Oleh karena itu penguasa harus balik modal ketika menjabat, mengembalikan dana dari pemilik modal dan untuk mengamankan kekayaan paska purna tugas sebagai nafkah keluarganya. Sehingga demi mendapatkan itu semua, maka jalan alternatifnya yaitu korupsi. Dari sini hilanglah kemurnian mereka sebagai wakil rakyat yang mengurusi urusan masyarakat. Beralih menjadi pencari kesempatan untuk kemanfaatan dan kekayaan pribadi.
Ditambah dengan adanya pengesahan RKUHP yang mengurangi hukuman bagi koruptor yang termuat dalam pasal 603, bahwa koruptor paling sedikit dipenjara selama dua tahun yang sebelumnya empat tahun dan maksimal 20 tahun. Lalu, denda paling sedikit Rp10 juta, yang dulunya Rp200 juta dan paling banyak Rp 2 miliar.

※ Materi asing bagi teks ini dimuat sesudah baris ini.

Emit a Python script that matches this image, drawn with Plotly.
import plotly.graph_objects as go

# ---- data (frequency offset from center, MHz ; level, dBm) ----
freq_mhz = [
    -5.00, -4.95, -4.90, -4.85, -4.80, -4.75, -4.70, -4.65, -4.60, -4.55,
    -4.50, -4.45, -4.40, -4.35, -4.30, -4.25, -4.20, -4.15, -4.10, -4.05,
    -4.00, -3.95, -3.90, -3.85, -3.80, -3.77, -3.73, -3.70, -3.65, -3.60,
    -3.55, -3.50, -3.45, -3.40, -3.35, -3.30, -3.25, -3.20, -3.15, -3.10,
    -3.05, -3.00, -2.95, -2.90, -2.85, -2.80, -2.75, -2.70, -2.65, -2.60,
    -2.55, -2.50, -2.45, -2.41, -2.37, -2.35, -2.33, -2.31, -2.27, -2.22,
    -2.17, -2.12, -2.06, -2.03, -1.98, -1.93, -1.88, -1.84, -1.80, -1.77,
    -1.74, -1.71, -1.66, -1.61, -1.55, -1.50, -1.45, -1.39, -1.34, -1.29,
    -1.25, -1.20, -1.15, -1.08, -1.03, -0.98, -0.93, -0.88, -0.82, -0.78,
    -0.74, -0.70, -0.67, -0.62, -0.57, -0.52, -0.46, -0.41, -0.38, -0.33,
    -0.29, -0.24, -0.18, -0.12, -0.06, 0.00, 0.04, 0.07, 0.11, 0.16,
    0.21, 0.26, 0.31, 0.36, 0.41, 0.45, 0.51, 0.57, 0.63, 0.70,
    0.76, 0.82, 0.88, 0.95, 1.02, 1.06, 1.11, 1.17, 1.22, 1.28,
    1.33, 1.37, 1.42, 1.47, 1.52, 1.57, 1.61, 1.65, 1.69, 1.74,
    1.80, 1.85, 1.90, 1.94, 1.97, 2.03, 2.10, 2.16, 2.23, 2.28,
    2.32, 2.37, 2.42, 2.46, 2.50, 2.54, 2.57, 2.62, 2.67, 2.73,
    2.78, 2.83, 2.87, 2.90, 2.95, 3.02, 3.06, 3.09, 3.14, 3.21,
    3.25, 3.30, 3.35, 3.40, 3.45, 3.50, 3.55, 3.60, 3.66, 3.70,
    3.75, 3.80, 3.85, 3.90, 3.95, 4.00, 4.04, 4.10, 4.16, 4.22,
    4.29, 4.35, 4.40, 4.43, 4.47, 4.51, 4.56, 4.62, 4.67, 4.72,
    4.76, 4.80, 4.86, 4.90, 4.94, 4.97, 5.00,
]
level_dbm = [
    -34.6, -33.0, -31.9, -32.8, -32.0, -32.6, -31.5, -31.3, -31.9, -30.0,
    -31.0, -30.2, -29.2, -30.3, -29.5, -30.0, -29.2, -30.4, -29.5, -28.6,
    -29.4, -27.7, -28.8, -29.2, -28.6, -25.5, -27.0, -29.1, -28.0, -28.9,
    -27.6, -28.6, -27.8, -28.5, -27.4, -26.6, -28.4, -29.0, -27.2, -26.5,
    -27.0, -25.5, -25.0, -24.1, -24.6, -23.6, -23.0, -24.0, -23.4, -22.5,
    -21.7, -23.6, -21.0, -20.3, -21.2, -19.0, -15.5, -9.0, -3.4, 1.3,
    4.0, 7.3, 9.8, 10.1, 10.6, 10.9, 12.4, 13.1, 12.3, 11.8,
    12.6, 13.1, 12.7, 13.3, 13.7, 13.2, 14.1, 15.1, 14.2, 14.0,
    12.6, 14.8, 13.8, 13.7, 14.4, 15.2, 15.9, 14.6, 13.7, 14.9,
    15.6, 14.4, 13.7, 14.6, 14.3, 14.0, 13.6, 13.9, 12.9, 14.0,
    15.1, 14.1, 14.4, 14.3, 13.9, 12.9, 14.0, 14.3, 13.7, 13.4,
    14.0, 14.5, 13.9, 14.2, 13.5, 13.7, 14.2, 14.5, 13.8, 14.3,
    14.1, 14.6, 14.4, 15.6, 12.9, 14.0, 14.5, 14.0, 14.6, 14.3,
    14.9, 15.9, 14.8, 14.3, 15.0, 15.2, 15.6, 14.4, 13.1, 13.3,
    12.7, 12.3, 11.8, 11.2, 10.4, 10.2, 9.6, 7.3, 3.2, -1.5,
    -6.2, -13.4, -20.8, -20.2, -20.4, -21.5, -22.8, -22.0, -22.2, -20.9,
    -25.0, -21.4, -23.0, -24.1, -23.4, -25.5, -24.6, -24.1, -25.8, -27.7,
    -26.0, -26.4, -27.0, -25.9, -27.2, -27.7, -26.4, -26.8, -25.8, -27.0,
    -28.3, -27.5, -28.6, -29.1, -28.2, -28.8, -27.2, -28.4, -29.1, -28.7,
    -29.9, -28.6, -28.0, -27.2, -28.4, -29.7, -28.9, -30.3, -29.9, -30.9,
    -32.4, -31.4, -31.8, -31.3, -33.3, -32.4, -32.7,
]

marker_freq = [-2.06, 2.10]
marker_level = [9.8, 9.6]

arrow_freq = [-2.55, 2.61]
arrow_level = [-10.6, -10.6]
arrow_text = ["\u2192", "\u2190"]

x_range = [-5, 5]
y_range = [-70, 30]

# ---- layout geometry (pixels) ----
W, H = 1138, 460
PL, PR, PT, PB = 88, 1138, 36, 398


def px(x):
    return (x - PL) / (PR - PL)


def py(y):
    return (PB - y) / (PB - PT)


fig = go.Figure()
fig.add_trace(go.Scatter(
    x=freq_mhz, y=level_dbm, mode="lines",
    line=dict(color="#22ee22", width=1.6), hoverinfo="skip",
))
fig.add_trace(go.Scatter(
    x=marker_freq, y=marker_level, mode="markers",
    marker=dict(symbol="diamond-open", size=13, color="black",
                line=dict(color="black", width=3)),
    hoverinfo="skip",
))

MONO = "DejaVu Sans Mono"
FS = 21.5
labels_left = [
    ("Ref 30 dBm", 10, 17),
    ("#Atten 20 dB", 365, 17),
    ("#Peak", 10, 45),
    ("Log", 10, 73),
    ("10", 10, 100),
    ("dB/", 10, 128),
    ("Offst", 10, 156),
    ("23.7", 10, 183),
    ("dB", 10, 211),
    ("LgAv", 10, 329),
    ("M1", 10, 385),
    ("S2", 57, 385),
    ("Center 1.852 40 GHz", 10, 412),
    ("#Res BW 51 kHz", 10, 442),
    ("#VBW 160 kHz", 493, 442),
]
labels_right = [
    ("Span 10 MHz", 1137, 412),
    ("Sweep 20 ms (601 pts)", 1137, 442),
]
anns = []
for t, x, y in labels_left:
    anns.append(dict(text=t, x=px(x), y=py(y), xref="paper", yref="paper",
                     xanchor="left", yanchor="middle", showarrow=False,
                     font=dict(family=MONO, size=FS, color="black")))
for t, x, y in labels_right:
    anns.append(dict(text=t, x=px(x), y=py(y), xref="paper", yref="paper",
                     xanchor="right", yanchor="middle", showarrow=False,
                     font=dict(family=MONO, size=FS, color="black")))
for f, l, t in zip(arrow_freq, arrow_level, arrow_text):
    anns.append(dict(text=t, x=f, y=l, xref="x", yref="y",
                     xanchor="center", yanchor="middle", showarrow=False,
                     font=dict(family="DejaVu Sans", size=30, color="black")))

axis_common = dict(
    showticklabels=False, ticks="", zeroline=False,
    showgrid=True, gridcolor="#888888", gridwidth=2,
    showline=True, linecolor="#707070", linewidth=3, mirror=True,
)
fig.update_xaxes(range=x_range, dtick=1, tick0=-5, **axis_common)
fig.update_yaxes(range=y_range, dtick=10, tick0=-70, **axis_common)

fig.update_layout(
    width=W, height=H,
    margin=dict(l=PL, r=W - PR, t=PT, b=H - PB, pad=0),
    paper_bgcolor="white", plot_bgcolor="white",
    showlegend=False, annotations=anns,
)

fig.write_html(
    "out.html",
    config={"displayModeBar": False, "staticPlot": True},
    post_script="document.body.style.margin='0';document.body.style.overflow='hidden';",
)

Bunyi pasal tersebut yakni:
"Setiap orang yang secara melawan hukum melakukan perbuatan memperkaya diri sendiri, orang lain, atau Korporasi yang merugikan keuangan negara atau perekonomian negara, dipidana dengan pidana penjara seumur hidup atau pidana penjara paling singkat 2 (dua) tahun dan paling lama 20 (dua puluh) tahun dan pidana denda paling sedikit kategori II dan paling banyak kategori VI.”
Apakah dengan ini bisa memberikan efek jera pada para koruptor? Tentu saja tidak. Justru dengan RKUHP, para koruptor seperti mendapatkan tameng untuk melancarkan korupsi mereka. Hukuman tersebut tidak sebanding dengan apa kerugian negara dan masyarakat karena ulah mereka si koruptor. Dan kesannya korupsi tidak lagi menjadi kejahatan yang serius.
Inilah gambaran gelapnya keseriusan pemberantasan korupsi di tengah sistem demokrasi.
Berbeda dengan sistem Islam yang menutup celah tidakan korupsi dan mengantisipasi peluang korupsi dengan mengoptimalkan peran negara, peran masyarakat, dan peran keluarga untuk tercapainya insan pemimpin yang bertakwa dan amanah, tidak akan pernah mengambil secuil pun harta umat demi kepentingannya.
Salah satu kisah dan bukti berhasilnya Islam dalam membentuk pemimpin yang amanah yakni Khalifah Umar bin Abdul 'Aziz yang mematikan lampu es minyak hanya karena yang dibicarakan putranya adalah kepentingan pribadi. Sebab Umar tidak ingin menjadi pemimpin yang menyalahgunakan amanah dan kepercayaan rakyat. minyak tersebut adalah harta Allah dan kaum muslimin atau milik negara. Sehingga hanya dipakai untuk keperluan kaum muslimin
Disamping memberikan pendidikan dengan kurikulum islam untuk tercapainya pribadi yang bertaqwa, yang ahli dalam mengelola kekayaan baik pribadi maupun kekayaan milik negara, islam juga memberi pendidikan tentang kepemimpinan agar terlahir pemimpin-pemimpin yang amanah. Negara juga menerapkan hukum uqubat sebagai sistem sangsi di dalam islam. Sistem tegas dalam pemberantasan korupsi yang berperan sebagai Jawabir (penebus) dan Zawajir (pencegah). Yang artinya, sangsi ini selain menjadi efek jera bagi pelaku dan penebus dosa, sangsi ini juga menjadi pencegahan bagi orang lain yang bukan pelanggar hukum untuk melakukan hal serupa.